*What you need to do:* Return the listing below exactly, with the pictures dropped.

---

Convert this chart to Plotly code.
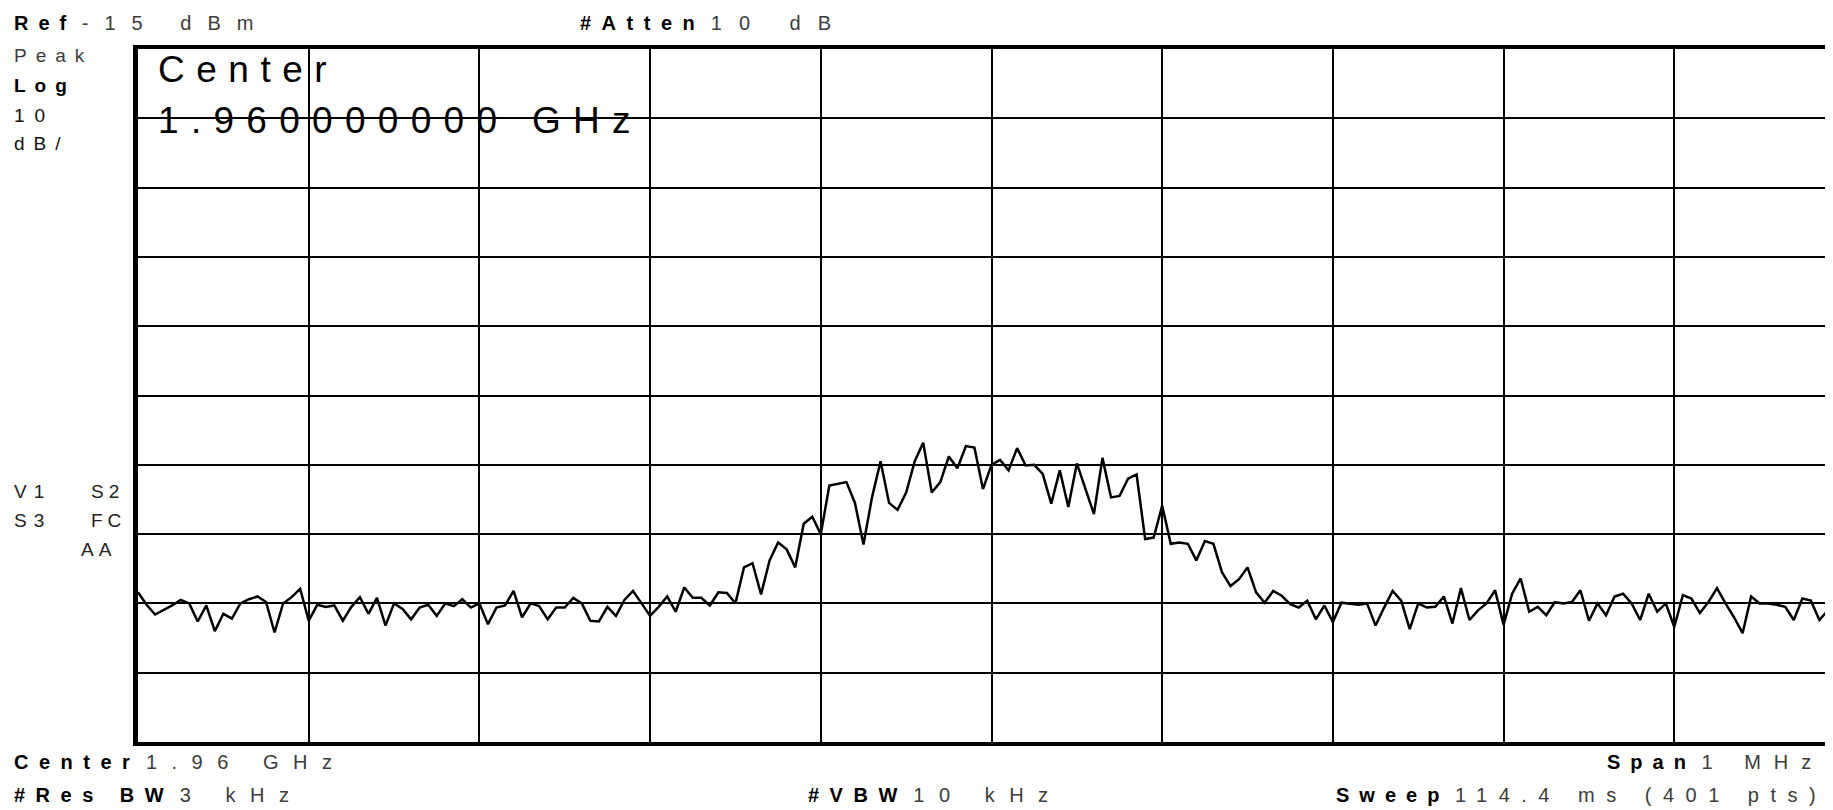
import plotly.graph_objects as go

# spectrum analyzer screen: 1.96 GHz centre, 1 MHz span, 10 dB/div, ref -15 dBm
ref_dbm = -15
db_per_div = 10
span_khz = 1000
step_khz = 5  # trace read every 5 kHz off the printout

# trace, dBm, from left edge (0 kHz) to right edge (1000 kHz)
trace_dbm = [
    -93.4, -95.2, -96.6, -96.0, -95.3, -94.5, -95.0, -97.6, -95.3, -99.0,
    -96.5, -97.2, -95.0, -94.4, -94.0, -94.8, -99.2, -95.0, -94.1, -92.9,
    -97.5, -95.2, -95.5, -95.3, -97.5, -95.5, -94.1, -96.5, -94.2, -98.2,
    -95.0, -95.8, -97.3, -95.6, -95.2, -96.8, -95.0, -95.4, -94.4, -95.6,
    -95.0, -98.0, -95.6, -95.3, -93.2, -97.0, -95.0, -95.4, -97.3, -95.6,
    -95.6, -94.2, -95.0, -97.5, -97.6, -95.5, -96.8, -94.5, -93.2, -95.0,
    -96.8, -95.5, -94.0, -96.2, -92.7, -94.2, -94.2, -95.3, -93.4, -93.5,
    -95.0, -89.8, -89.2, -93.7, -88.8, -86.2, -87.2, -89.8, -83.5, -82.5,
    -85.0, -78.0, -77.8, -77.5, -80.5, -86.5, -79.7, -74.5, -80.5, -81.5,
    -79.0, -74.5, -71.8, -79.0, -77.5, -73.8, -75.5, -72.3, -72.5, -78.5,
    -75.0, -74.3, -75.8, -72.6, -75.1, -75.0, -76.3, -80.6, -75.8, -81.1,
    -74.8, -78.5, -82.1, -74.0, -79.7, -79.5, -77.0, -76.4, -85.7, -85.5,
    -80.9, -86.4, -86.2, -86.4, -88.8, -86.0, -86.4, -90.5, -92.5, -91.5,
    -89.8, -93.4, -94.9, -93.2, -93.9, -95.1, -95.6, -94.6, -97.3, -95.3,
    -97.7, -94.9, -95.0, -95.2, -95.0, -98.2, -95.6, -93.2, -94.6, -98.7,
    -95.0, -95.6, -95.5, -94.0, -97.9, -92.8, -97.4, -96.0, -95.0, -93.1,
    -98.1, -93.6, -91.4, -96.2, -95.5, -96.7, -94.8, -95.0, -94.8, -93.1,
    -97.5, -95.0, -96.7, -94.0, -93.6, -95.0, -97.4, -93.6, -96.2, -95.0,
    -98.4, -93.8, -94.3, -96.4, -94.8, -92.8, -95.0, -97.0, -99.3, -94.0,
    -95.0, -95.0, -95.2, -95.5, -97.4, -94.3, -94.6, -97.4, -96.0, -95.8,
    -95.5,
]
freq_khz = [i * step_khz for i in range(len(trace_dbm))]

# screen geometry (px); the page body adds an 8 px margin, so shift by it
OFF = 8
W, H = 1833 - OFF, 810 - OFF
L, T, B = 138 - OFF, 49 - OFF, 742 - OFF
PW, PH = W - L, B - T
DIV_PX = 170.7  # one horizontal division
x_max = PW / DIV_PX * 100  # right edge of the screen is cut off

FONT = "Liberation Sans"
GREY = "#3c3c3c"

fig = go.Figure(
    go.Scatter(
        x=freq_khz, y=trace_dbm, mode="lines",
        line=dict(color="black", width=2.5),
        hoverinfo="skip", showlegend=False,
    )
)

def sp(txt, ls, bold=False, color="#000"):
    s = f"<span style='letter-spacing:{ls}px;color:{color}'>{txt}</span>"
    return f"<b>{s}</b>" if bold else s

def label(px, py, text, size=20, anchor="left"):
    # px, py are window pixels
    fig.add_annotation(
        x=(px - OFF - L) / PW, y=(B - (py - OFF)) / PH, xref="paper", yref="paper",
        text=text, showarrow=False, xanchor=anchor, yanchor="middle",
        font=dict(family=FONT, size=size, color="#000"),
    )

# header and left column
label(12, 23, sp("Ref", 10, True) + " " + sp("-15 dBm", 16, color=GREY))
label(578, 23, sp("#Atten", 10.5, True) + " " + sp("10 dB", 17, color=GREY))
label(12, 56, sp("Peak", 9, color=GREY), 19)
label(12, 85, sp("Log", 9, True), 19)
label(12, 115, sp("10", 10, color="#111"), 19)
label(12, 143, sp("dB/", 9, color="#111"), 19)
label(12, 491, sp("V1", 7, color="#222"), 19)
label(89, 491, sp("S2", 5, color="#222"), 19)
label(12, 520, sp("S3", 7, color="#222"), 19)
label(89, 520, sp("FC", 5, color="#222"), 19)
label(79, 549, sp("AA", 5, color="#222"), 19)

# big marker readout inside the screen
label(156, 70, sp("Center", 11.5), 37)
label(156, 120, sp("1.960000000 GHz", 12.3), 37)

# footer
label(12, 762, sp("Center", 10.5, True) + " " + sp("1.96 GHz", 14.5, color=GREY))
label(12, 795, sp("#Res BW", 10.5, True) + " " + sp("3 kHz", 14.5, color=GREY))
label(806, 795, sp("#VBW", 10.5, True) + " " + sp("10 kHz", 14.5, color=GREY))
label(1826, 762, sp("Span", 10, True) + " " + sp("1 MHz", 13, color=GREY), anchor="right")
label(1829, 795, sp("Sweep", 10, True) + " " + sp("114.4 ms (401 pts)", 11.5, color=GREY),
      anchor="right")

fig.update_layout(
    width=W, height=H, template=None,
    paper_bgcolor="white", plot_bgcolor="white",
    margin=dict(l=L, r=0, t=T, b=H - B, pad=0),
    showlegend=False,
)
fig.update_xaxes(
    range=[0, x_max], tick0=0, dtick=100, showticklabels=False, ticks="",
    showgrid=True, gridcolor="black", gridwidth=2, zeroline=False,
    showline=True, linecolor="black", linewidth=4, mirror=True,
)
fig.update_yaxes(
    range=[ref_dbm - 10 * db_per_div, ref_dbm], tick0=ref_dbm, dtick=db_per_div,
    showticklabels=False, ticks="",
    showgrid=True, gridcolor="black", gridwidth=2, zeroline=False,
    showline=True, linecolor="black", linewidth=5, mirror=False,
)

fig.write_html("out.html")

---

*Completed exercise:*
Convert this chart to Plotly code.
import plotly.graph_objects as go

# spectrum analyzer screen: 1.96 GHz centre, 1 MHz span, 10 dB/div, ref -15 dBm
ref_dbm = -15
db_per_div = 10
span_khz = 1000
step_khz = 5  # trace read every 5 kHz off the printout

# trace, dBm, from left edge (0 kHz) to right edge (1000 kHz)
trace_dbm = [
    -93.4, -95.2, -96.6, -96.0, -95.3, -94.5, -95.0, -97.6, -95.3, -99.0,
    -96.5, -97.2, -95.0, -94.4, -94.0, -94.8, -99.2, -95.0, -94.1, -92.9,
    -97.5, -95.2, -95.5, -95.3, -97.5, -95.5, -94.1, -96.5, -94.2, -98.2,
    -95.0, -95.8, -97.3, -95.6, -95.2, -96.8, -95.0, -95.4, -94.4, -95.6,
    -95.0, -98.0, -95.6, -95.3, -93.2, -97.0, -95.0, -95.4, -97.3, -95.6,
    -95.6, -94.2, -95.0, -97.5, -97.6, -95.5, -96.8, -94.5, -93.2, -95.0,
    -96.8, -95.5, -94.0, -96.2, -92.7, -94.2, -94.2, -95.3, -93.4, -93.5,
    -95.0, -89.8, -89.2, -93.7, -88.8, -86.2, -87.2, -89.8, -83.5, -82.5,
    -85.0, -78.0, -77.8, -77.5, -80.5, -86.5, -79.7, -74.5, -80.5, -81.5,
    -79.0, -74.5, -71.8, -79.0, -77.5, -73.8, -75.5, -72.3, -72.5, -78.5,
    -75.0, -74.3, -75.8, -72.6, -75.1, -75.0, -76.3, -80.6, -75.8, -81.1,
    -74.8, -78.5, -82.1, -74.0, -79.7, -79.5, -77.0, -76.4, -85.7, -85.5,
    -80.9, -86.4, -86.2, -86.4, -88.8, -86.0, -86.4, -90.5, -92.5, -91.5,
    -89.8, -93.4, -94.9, -93.2, -93.9, -95.1, -95.6, -94.6, -97.3, -95.3,
    -97.7, -94.9, -95.0, -95.2, -95.0, -98.2, -95.6, -93.2, -94.6, -98.7,
    -95.0, -95.6, -95.5, -94.0, -97.9, -92.8, -97.4, -96.0, -95.0, -93.1,
    -98.1, -93.6, -91.4, -96.2, -95.5, -96.7, -94.8, -95.0, -94.8, -93.1,
    -97.5, -95.0, -96.7, -94.0, -93.6, -95.0, -97.4, -93.6, -96.2, -95.0,
    -98.4, -93.8, -94.3, -96.4, -94.8, -92.8, -95.0, -97.0, -99.3, -94.0,
    -95.0, -95.0, -95.2, -95.5, -97.4, -94.3, -94.6, -97.4, -96.0, -95.8,
    -95.5,
]
freq_khz = [i * step_khz for i in range(len(trace_dbm))]

# screen geometry (px); the page body adds an 8 px margin, so shift by it
OFF = 8
W, H = 1833 - OFF, 810 - OFF
L, T, B = 138 - OFF, 49 - OFF, 742 - OFF
PW, PH = W - L, B - T
DIV_PX = 170.7  # one horizontal division
x_max = PW / DIV_PX * 100  # right edge of the screen is cut off

FONT = "Liberation Sans"
GREY = "#3c3c3c"

fig = go.Figure(
    go.Scatter(
        x=freq_khz, y=trace_dbm, mode="lines",
        line=dict(color="black", width=2.5),
        hoverinfo="skip", showlegend=False,
    )
)

def sp(txt, ls, bold=False, color="#000"):
    s = f"<span style='letter-spacing:{ls}px;color:{color}'>{txt}</span>"
    return f"<b>{s}</b>" if bold else s

def label(px, py, text, size=20, anchor="left"):
    # px, py are window pixels
    fig.add_annotation(
        x=(px - OFF - L) / PW, y=(B - (py - OFF)) / PH, xref="paper", yref="paper",
        text=text, showarrow=False, xanchor=anchor, yanchor="middle",
        font=dict(family=FONT, size=size, color="#000"),
    )

# header and left column
label(12, 23, sp("Ref", 10, True) + " " + sp("-15 dBm", 16, color=GREY))
label(578, 23, sp("#Atten", 10.5, True) + " " + sp("10 dB", 17, color=GREY))
label(12, 56, sp("Peak", 9, color=GREY), 19)
label(12, 85, sp("Log", 9, True), 19)
label(12, 115, sp("10", 10, color="#111"), 19)
label(12, 143, sp("dB/", 9, color="#111"), 19)
label(12, 491, sp("V1", 7, color="#222"), 19)
label(89, 491, sp("S2", 5, color="#222"), 19)
label(12, 520, sp("S3", 7, color="#222"), 19)
label(89, 520, sp("FC", 5, color="#222"), 19)
label(79, 549, sp("AA", 5, color="#222"), 19)

# big marker readout inside the screen
label(156, 70, sp("Center", 11.5), 37)
label(156, 120, sp("1.960000000 GHz", 12.3), 37)

# footer
label(12, 762, sp("Center", 10.5, True) + " " + sp("1.96 GHz", 14.5, color=GREY))
label(12, 795, sp("#Res BW", 10.5, True) + " " + sp("3 kHz", 14.5, color=GREY))
label(806, 795, sp("#VBW", 10.5, True) + " " + sp("10 kHz", 14.5, color=GREY))
label(1826, 762, sp("Span", 10, True) + " " + sp("1 MHz", 13, color=GREY), anchor="right")
label(1829, 795, sp("Sweep", 10, True) + " " + sp("114.4 ms (401 pts)", 11.5, color=GREY),
      anchor="right")

fig.update_layout(
    width=W, height=H, template=None,
    paper_bgcolor="white", plot_bgcolor="white",
    margin=dict(l=L, r=0, t=T, b=H - B, pad=0),
    showlegend=False,
)
fig.update_xaxes(
    range=[0, x_max], tick0=0, dtick=100, showticklabels=False, ticks="",
    showgrid=True, gridcolor="black", gridwidth=2, zeroline=False,
    showline=True, linecolor="black", linewidth=4, mirror=True,
)
fig.update_yaxes(
    range=[ref_dbm - 10 * db_per_div, ref_dbm], tick0=ref_dbm, dtick=db_per_div,
    showticklabels=False, ticks="",
    showgrid=True, gridcolor="black", gridwidth=2, zeroline=False,
    showline=True, linecolor="black", linewidth=5, mirror=False,
)

fig.write_html("out.html")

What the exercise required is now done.